Not only because of supply chains, staffing structures and safety concerns but also because of folks’ states of mind, there was what Simpson calls a need for patience, ironically coupled with time pressures that made it impossible to overthink anything. “There was not enough time for that! I just had to go with my gut and ride with my instincts and intuition,” she says. “And I think it’s kind of a gift in a way, because I was like, oh, this is interesting. I can go at things a little differently, with regard to quality of life… and also be affected by what had happened in the interim.”
While Simpson is adamant that this is not work about Covid, the idea that there was enough time for the pieces to begin reflecting the experience — an experience that is still unfolding to this day — is palpable. The large portrait Observer is an ethereal yet statuesque figure whose blue robes are bathed in an aura of light that bursts from within an enveloping shadow, giving the work an already-ancient, ancestral quality. Landscapes like the majestic, institutional scale Reoccuring have a foundation of this same emotional and temporal hybridity, both dissolute and still gathering transformative energy. Its expanse of the now-familiar deep blue is the most cinematic; its rocky shoreline cliffs evoking travel and migration with a prologue of colonialism and kidnapping; at the same time, the woman’s face emerging from within the rock possesses its own powerful ancestral energy, reaching into both the past and the future at the same time.

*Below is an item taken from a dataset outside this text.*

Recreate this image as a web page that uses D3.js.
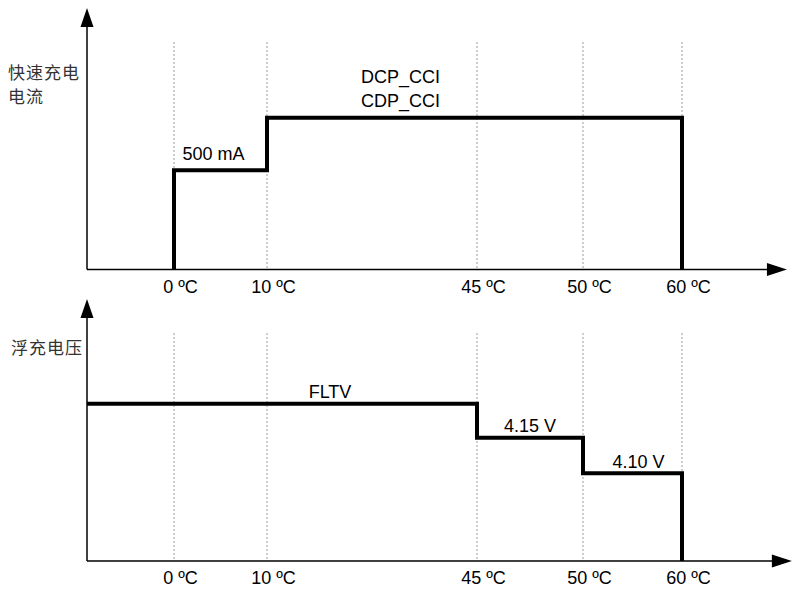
<!DOCTYPE html>
<meta charset="utf-8">
<style>
body { margin: 0; background: #fff; }
svg { display: block; font-family: "Liberation Sans", Arial, sans-serif; }
.grid line { stroke: #808080; stroke-width: 0.8; stroke-dasharray: 2,2; }
.step { fill: none; stroke: #000; stroke-width: 4; stroke-linejoin: miter; }
.axis-line { stroke: #000; stroke-width: 1.5; }
.tick text, .lbl { font-size: 18px; fill: #000; }
.ylab { font-family: "Noto Sans CJK SC", sans-serif; font-size: 17px; letter-spacing: 1px; fill: #333; }
</style>
<body>
<script src="https://cdnjs.cloudflare.com/ajax/libs/d3/7.8.5/d3.min.js"></script>
<script>

var tickTemps = [0, 10, 45, 50, 60];
var tickLabels = ["0 ºC", "10 ºC", "45 ºC", "50 ºC", "60 ºC"];

// fast charge current (schematic levels)
var currentFrom = [0, 10];
var currentTo = [10, 60];
var currentLevel = [38, 58];
var currentLabels = [["500 mA"], ["DCP_CCI", "CDP_CCI"]];

// float voltage (first step starts at the y axis)
var voltFrom = [-10, 45, 50];
var voltTo = [45, 50, 60];
var voltLevel = [60, 47, 33.5];
var voltLabels = [["FLTV"], ["4.15 V"], ["4.10 V"]];

var width = 795, height = 594;

// temperature axis is not to scale: piecewise
var x = d3.scaleLinear()
    .domain([-10, 0, 10, 45, 50, 60])
    .range([87, 174, 267, 477, 583, 682]);

var svg = d3.select("body").append("svg")
    .attr("width", width)
    .attr("height", height);

var panels = [
  {top: 8, axisY: 269.5, xEnd: 70.6, title: ["快速充电", "电流"], titleX: 8, titleY: 79,
   from: currentFrom, to: currentTo, level: currentLevel, labels: currentLabels,
   labelDx: [-7, -74], labelGap: 10.5, startAtZero: true},
  {top: 299, axisY: 561, xEnd: 71.1, title: ["浮充电压"], titleX: 11, titleY: 354,
   from: voltFrom, to: voltTo, level: voltLevel, labels: voltLabels,
   labelDx: [48, 0, 6], labelGap: 5.5, startAtZero: false}
];

panels.forEach(function(p) {
  var y = d3.scaleLinear().domain([0, 100]).range([p.axisY, p.top]);
  var g = svg.append("g");
  var x0 = x(-10);

  // dotted guides
  g.append("g").attr("class", "grid")
    .selectAll("line").data(tickTemps).enter().append("line")
      .attr("x1", function(d) { return x(d); })
      .attr("x2", function(d) { return x(d); })
      .attr("y1", y(87))
      .attr("y2", p.axisY);

  // tick labels
  var xAxis = d3.axisBottom(x)
      .tickValues(tickTemps)
      .tickSize(0)
      .tickPadding(10.5)
      .tickFormat(function(d, i) { return tickLabels[i]; });
  var ax = g.append("g")
      .attr("transform", "translate(0," + p.axisY + ")")
      .call(xAxis);
  ax.select(".domain").remove();
  ax.selectAll("text").attr("dx", 6);
  ax.attr("font-family", null).attr("font-size", null);

  // axes with arrows
  var tipX = x(p.xEnd);
  g.append("line").attr("class", "axis-line")
    .attr("x1", x0).attr("x2", tipX - 18)
    .attr("y1", p.axisY).attr("y2", p.axisY);
  g.append("path")
    .attr("d", "M" + tipX + "," + p.axisY + "L" + (tipX - 20) + "," + (p.axisY - 6.5) +
               "L" + (tipX - 20) + "," + (p.axisY + 6.5) + "Z");
  g.append("line").attr("class", "axis-line")
    .attr("x1", x0).attr("x2", x0)
    .attr("y1", p.axisY).attr("y2", p.top + 17);
  g.append("path")
    .attr("d", "M" + x0 + "," + p.top + "L" + (x0 - 6.5) + "," + (p.top + 19) +
               "L" + (x0 + 6.5) + "," + (p.top + 19) + "Z");

  // step line
  var pts = [];
  if (p.startAtZero) pts.push([p.from[0], 0]);
  p.from.forEach(function(f, i) {
    pts.push([f, p.level[i]]);
    pts.push([p.to[i], p.level[i]]);
  });
  pts.push([p.to[p.to.length - 1], 0]);
  var line = d3.line()
      .x(function(d) { return x(d[0]); })
      .y(function(d) { return y(d[1]); });
  g.append("path").attr("class", "step").attr("d", line(pts));

  // step labels
  p.labels.forEach(function(lines, i) {
    var cx = (x(p.from[i]) + x(p.to[i])) / 2 + p.labelDx[i];
    lines.forEach(function(t, j) {
      g.append("text").attr("class", "lbl")
        .attr("x", cx)
        .attr("y", y(p.level[i]) - p.labelGap - (lines.length - 1 - j) * 24)
        .attr("text-anchor", "middle")
        .text(t);
    });
  });

  // y label
  p.title.forEach(function(t, j) {
    g.append("text").attr("class", "ylab")
      .attr("x", p.titleX)
      .attr("y", p.titleY + j * 24)
      .text(t);
  });
});

</script>
</body>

Storm is a bifurcated vertical scene in which the horizon line divides abstract versions of a gray rainy sky above a radiant blue water and in its center is a partly submerged, swimming and floating woman, seeming to emerge from the gyre. Pieces of architectural geometry pin the scene’s movements in place and keep the viewer at a bit of distance. In Time, this format is reversed — the ground is streaked, the sky luminous, the woman more poised but suspended upside down like a tarot card. She is contained in a square of lapis (the same blue from the portraits, the collage settings and the painted wood braces among the stones), her regal profile almost like what you’d expect to see on money. These works ask questions, Simpson says, about how much control we really have over our lives, our fates and our sanity.
“Those things are present in my mind, you know, one’s belief system and in a way what you’ve known and experienced — it’s important to keep that as a constant conversation,” Simpson says. “Even if the other person isn’t, say, prepared or wanting to engage with that, there is a kind of centering that is important to maintain. I’ve always been a critic and also skeptical of art history, in terms of its canon, in terms of what it privileges.” she says. “I think I’ve always been aware of that. And even in my own career, I have had to maintain my own language for the way I speak about the work. I call it the Toni Morrison thing. Like, you’re asked a question, and you can engage the question, but it doesn’t mean you need to answer it. You need to reframe the question, so that your answer makes sense.”
Everrrything is on view at Hauser and Wirth in the downtown arts district through January 9; hauserwirth.com.